Le Cratère : des simili-Goonies dans l’espace
Escapade spatiale et familiale made in Disney, Le Cratère s’aventure malgré tout parfois sur un terrain sombre et dramatique.
Si les histoires de voyage vers la Lune ne manquent pas au cinéma, plus rares sont les films qui posent cette question : à quoi ressemblerait la vie d’enfants nés sur la Lune, complètement étrangers au concept même de la vie sur Terre ? S’il n’explore pas de manière existentielle cette thématique, Le Cratère, production originale Disney+ signée par Kyle Patrick Alvarez (réalisateur du bien différent The Stanford Prison Experiment), y trouve matière à une aventure spatiale qui a le mérite de l’originalité et du dépaysement, bâtissant même un univers avec sa propre mythologie, propice aux surprises. Mais le manque de tension général et la volonté manifeste de marcher dans les traces de classiques ambliniens lui mettent plutôt du plomb dans l’aile.

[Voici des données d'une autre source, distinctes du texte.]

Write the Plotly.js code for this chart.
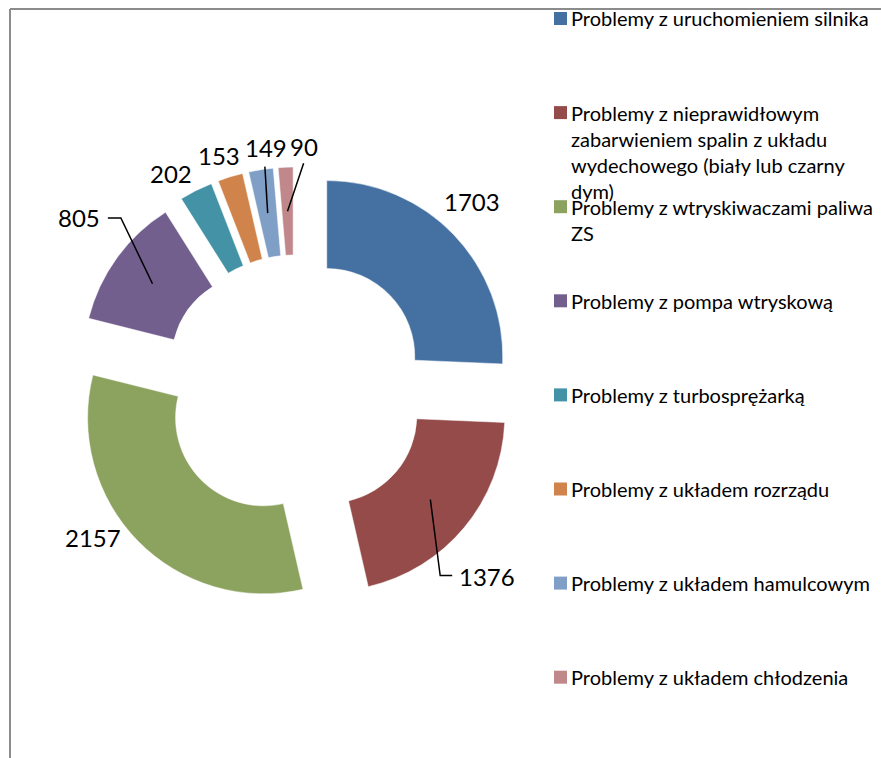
<!DOCTYPE html>
<html>
<head>
<meta charset="utf-8">
<script src="https://cdn.plot.ly/plotly-3.0.1.min.js"></script>
<style>
  html, body { margin: 0; padding: 0; background: #ffffff; }
  #chart { width: 881px; height: 758px; }
</style>
</head>
<body>
<div id="chart"></div>
<script>
// ---- data ----
const categories = [
  "Problemy z uruchomieniem silnika",
  "Problemy z nieprawidłowym zabarwieniem spalin z układu wydechowego (biały lub czarny dym)",
  "Problemy z wtryskiwaczami paliwa ZS",
  "Problemy z pompa wtryskową",
  "Problemy z turbosprężarką",
  "Problemy z układem rozrządu",
  "Problemy z układem hamulcowym",
  "Problemy z układem chłodzenia"
];
const legendText = [
  "Problemy z uruchomieniem silnika",
  "Problemy z nieprawidłowym<br>zabarwieniem spalin z układu<br>wydechowego (biały lub czarny<br>dym)",
  "Problemy z wtryskiwaczami paliwa<br>ZS",
  "Problemy z pompa wtryskową",
  "Problemy z turbosprężarką",
  "Problemy z układem rozrządu",
  "Problemy z układem hamulcowym",
  "Problemy z układem chłodzenia"
];
const values = [1703, 1376, 2157, 805, 202, 153, 149, 90];
const colors = ["#4571A2", "#954B4A", "#8CA360", "#725F8E", "#4392A6", "#D0844C", "#809FC6", "#C0888B"];

// ---- layout settings (px) ----
const W = 881, H = 758;
const px = v => v / W;
const py = v => 1 - v / H;
const DOM = { x0: 75, x1: 515, y0: 167, y1: 607 };   // pie domain box in pixels
const HOLE = 0.5, PULL = 0.25;
// value-label placement relative to the outer edge of each slice's bisector (px)
const labelOffset = [[18, -33], [23, 49], [-45, -3], [-38, -40], [-25, -17], [-11, -21], [5, -22], [18, -21]];
// leader line bends, relative to the label centre (px); null = no leader line
const leaderPts = [null, [[-47, -1], [-35, -1]], null, [[42, 0], [29, 0]], null, null, [[-1, 19]], [[0, 17]]];

// ---- pie geometry (same rules Plotly uses) ----
const cx = (DOM.x0 + DOM.x1) / 2, cy = (DOM.y0 + DOM.y1) / 2;
const R = Math.min(DOM.x1 - DOM.x0, DOM.y1 - DOM.y0) / (2 + 2 * PULL);
const total = values.reduce((a, b) => a + b, 0);
let acc = 0;
const mids = values.map(v => { const m = (acc + v / 2) / total; acc += v; return m * 2 * Math.PI; });

const pie = {
  type: "pie",
  labels: categories,
  values: values,
  sort: false,
  direction: "clockwise",
  rotation: 0,
  hole: HOLE,
  pull: values.map(() => PULL),
  marker: { colors: colors, line: { color: "#ffffff", width: 0.5 } },
  textinfo: "none",
  showlegend: false,
  hoverinfo: "label+value",
  domain: { x: [px(DOM.x0), px(DOM.x1)], y: [py(DOM.y1), py(DOM.y0)] }
};

const shapes = [
  { type: "line", xref: "paper", yref: "paper", x0: px(10), x1: px(W + 5), y0: py(9), y1: py(9),
    line: { color: "#8c8c8c", width: 2 } },
  { type: "line", xref: "paper", yref: "paper", x0: px(10), x1: px(10), y0: py(9), y1: py(H + 5),
    line: { color: "#8c8c8c", width: 2 } }
];
const annotations = [];

// value labels + leader lines
values.forEach((v, i) => {
  const dx = Math.sin(mids[i]), dy = -Math.cos(mids[i]);
  const outer = [cx + (PULL * R + R) * dx, cy + (PULL * R + R) * dy];
  const midRing = [cx + (PULL * R + R * (1 + HOLE) / 2) * dx, cy + (PULL * R + R * (1 + HOLE) / 2) * dy];
  const lc = [outer[0] + labelOffset[i][0], outer[1] + labelOffset[i][1]];
  annotations.push({ xref: "paper", yref: "paper", x: px(lc[0]), y: py(lc[1]),
    xanchor: "center", yanchor: "middle", showarrow: false, text: String(v),
    font: { family: "Lato, 'Open Sans', sans-serif", size: 24, color: "#000000" } });
  if (leaderPts[i]) {
    let d = "M" + px(midRing[0]) + "," + py(midRing[1]);
    leaderPts[i].forEach(p => { d += " L" + px(lc[0] + p[0]) + "," + py(lc[1] + p[1]); });
    shapes.push({ type: "path", xref: "paper", yref: "paper", path: d,
      line: { color: "#000000", width: 1.5 } });
  }
});

// legend built from the category list
const legTop = 18.5, legStep = 94.1;
legendText.forEach((t, i) => {
  const yc = legTop + i * legStep;
  shapes.push({ type: "rect", xref: "paper", yref: "paper",
    x0: px(554), x1: px(567), y0: py(yc - 6.5), y1: py(yc + 6.5),
    fillcolor: colors[i], line: { width: 0 } });
  annotations.push({ xref: "paper", yref: "paper", x: px(569), y: py(yc - 14),
    xanchor: "left", yanchor: "top", align: "left", showarrow: false,
    text: t, font: { family: "Lato, 'Open Sans', sans-serif", size: 20, color: "#000000" } });
});

const layout = {
  width: W, height: H,
  margin: { l: 0, r: 0, t: 0, b: 0 },
  paper_bgcolor: "#ffffff",
  showlegend: false,
  shapes: shapes,
  annotations: annotations
};

Plotly.newPlot("chart", [pie], layout, { displayModeBar: false, staticPlot: true });
</script>
</body>
</html>
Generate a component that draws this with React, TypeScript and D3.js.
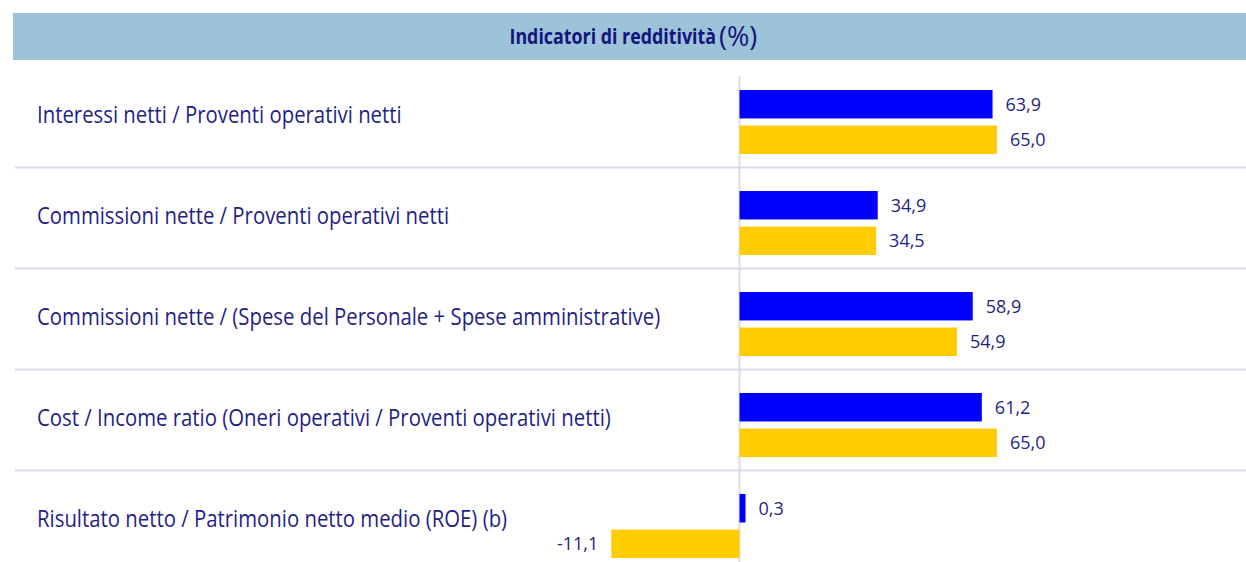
import React from 'react';
import * as d3 from 'd3';

// indicatori (etichette di riga)
const categories = [
  'Interessi netti / Proventi operativi netti',
  'Commissioni nette / Proventi operativi netti',
  'Commissioni nette / (Spese del Personale + Spese amministrative)',
  'Cost / Income ratio (Oneri operativi / Proventi operativi netti)',
  'Risultato netto / Patrimonio netto medio (ROE) (b)',
];
// serie blu (anno corrente) e gialla (anno precedente)
const seriesBlue = [63.9, 34.9, 58.9, 61.2, 0.3];
const seriesYellow = [65.0, 34.5, 54.9, 65.0, -11.1];
const seriesKeys = ['blue', 'yellow'];

const W = 1246;
const H = 562;
const NAVY = '#1f1f86';
const fmt = (v: number) => d3.format('.1f')(v).replace('.', ',').replace('−', '-');

export default function App() {
  // righe
  const y = d3.scaleBand<string>().domain(categories).range([66.5, 571.5]);
  const inner = d3.scaleBand<string>().domain(seriesKeys).range([23.5, 87.5]).paddingInner(0.2);

  // scala per i primi 4 indicatori, la riga ROE ha una sua scala (pannello a parte nell'originale)
  const x = d3.scaleLinear().domain([0, 65]).range([739.5, 739.5 + 65 * 3.96]);
  const xRoe = d3.scaleLinear().domain([-12, 0]).range([739.5 - 12 * 11.55, 739.5]);

  const rows = categories.map((c, i) => ({
    cat: c,
    vals: [seriesBlue[i], seriesYellow[i]],
    sx: i === categories.length - 1 ? xRoe : x,
  }));

  return (
    <div style={{ position: 'absolute', left: 0, top: 0 }}>
      <svg width={W} height={H} style={{ display: 'block', fontFamily: '"Open Sans", sans-serif' }}>
        <rect x={0} y={0} width={W} height={H} fill="#fff" />
        {/* testata */}
        <rect x={13} y={13} width={W - 13} height={47} fill="#9cc3d7" />
        <g transform="translate(716,44) scale(0.85,1)">
          <text textAnchor="end" fontSize={21} fontWeight={700} fill="#14147e">
            Indicatori di redditività
          </text>
        </g>
        <text x={719} y={46} fontSize={27} fill="#14147e">(%)</text>

        {/* separatori */}
        {categories.slice(1).map((c) => (
          <line key={c} x1={15} x2={W} y1={y(c)!} y2={y(c)!} stroke="#dadcec" strokeWidth={2} />
        ))}
        {/* linea dello zero */}
        <line x1={x(0)} x2={x(0)} y1={76} y2={H} stroke="#dadcec" strokeWidth={2} />

        {rows.map((r) => {
          const y0 = y(r.cat)!;
          const cy = y0 + y.bandwidth() / 2;
          return (
            <g key={r.cat}>
              <g transform={`translate(37,${cy + 6}) scale(0.885,1)`}>
                <text fontSize={23} fill={NAVY}>{r.cat}</text>
              </g>
              {r.vals.map((v, j) => {
                const k = seriesKeys[j];
                const z = r.sx(0);
                const end = r.sx(v);
                let w = Math.abs(end - z);
                if (w < 6) w = 6;
                const bx = v >= 0 ? z : z - w;
                const by = y0 + inner(k)!;
                const bh = inner.bandwidth();
                return (
                  <g key={k}>
                    <rect x={bx} y={by} width={w} height={bh} fill={j === 0 ? '#0000ff' : '#ffcc00'} />
                    <text
                      x={v >= 0 ? bx + w + 13 : bx - 13}
                      y={by + bh / 2}
                      dy="0.35em"
                      textAnchor={v >= 0 ? 'start' : 'end'}
                      fontSize={18}
                      fill={NAVY}
                    >
                      {fmt(v)}
                    </text>
                  </g>
                );
              })}
            </g>
          );
        })}
      </svg>
    </div>
  );
}
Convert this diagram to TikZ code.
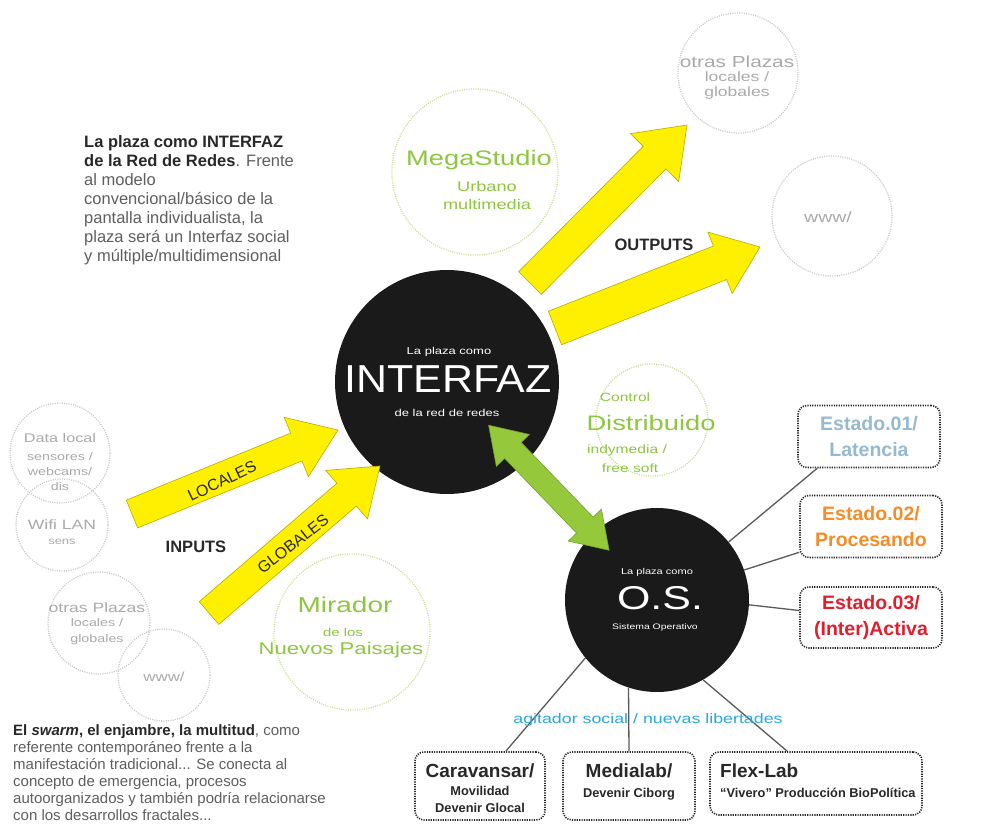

Dernier voyage avant l’infini
Planète Lune, année 2257. Le satellite terrien est devenu une colonie minière géante, avec des installations industrielles protégées par des dômes. La Lune fournit le minerai nécessaire pour des voyages de 75 ans vers Omega, une sorte d’Eden lointain vers lequel l’humanité émigre petit à petit. C’est la destination qui attend Caleb (Isaiah Russell-Bailey), un jeune garçon qui vient de perdre son père. Orphelin, la compagnie lui offre et impose de quitter cet univers qu’il a toujours connu – ce qui veut dire quitter pour toujours ses trois meilleurs amis, Dylan, Borney et Marcus. Caleb ne peut s’y résoudre et veut tenter avant son départ forcé une excursion folle : voler un camion d’extraction et aller vers un mystérieux cratère. Une destination que son père voulait absolument lui faire découvrir. Il embarque avec lui ses amis et une « Terrienne », Addison (McKenna Grace), fraîchement arrivée dans la colonie…
« Cette sorte de Stand by me lunaire se paierait même un clin d’œil gonflé à 2001 pour souligner la solennité de la quête de Caleb. »
L’un des aspects les plus frustrants du Cratère, long-métrage plutôt léché et aguicheur (le production design est inventif et soigné, les effets spéciaux convaincants, plus que les costumes ceci dit), est qu’il donne l’impression de marier deux films en un. Le premier ressemble plus à un drame mélancolique qu’à une aimable aventure adolescente. Le film d’Alvarez traite en effet de thèmes assez lourds (deuil familial, déracinement, désenchantement face à l’avenir…) avec une frontalité inattendue pour une production Disney familiale. Le voyage vers le cratère ressemble à un ultime adieu à l’innocence, une sorte de Stand by me lunaire qui se paierait même un clin d’œil gonflé à 2001 pour souligner la solennité de la quête de Caleb.
Cette dimension dramatique, soutenue par les interprétations solides de Russell-Bailey et McKenna Grace (que l’on voit partout ces dernières années, de Malignant à SOS Fantômes : l’héritage), cohabite malheureusement avec ce côté escapade de vilains garnements plus attendu, et bien moins réjouissant. Alvarez, en construisant la dynamique de son petit groupe d’aventuriers, avait manifestement les Goonies dans le viseur (ou Stranger Things, mais cela revient au même, et certains des producteurs du Cratère ont d’ailleurs travaillé sur la série Netflix). Mais le scénario sonne bien creux de ce côté, avec ses simili-menaces en toc (un manque d’oxygène résolu par miracle, une pluie de météorites plutôt timide) et ses diversions infantiles comme la joyeuse mise à sac d’un appartement de luxe. Pour résumer les choses, le temps paraît long avant l’arrivée au cratère et la mise en place du climax. Des idées de pure science-fiction sur le passage du temps viennent donner une résonance inattendue à ce dénouement tout simple et pourtant émouvant. Une manière de terminer cette aventure gentillette, mais pas si légère sur une note plutôt satisfaisante.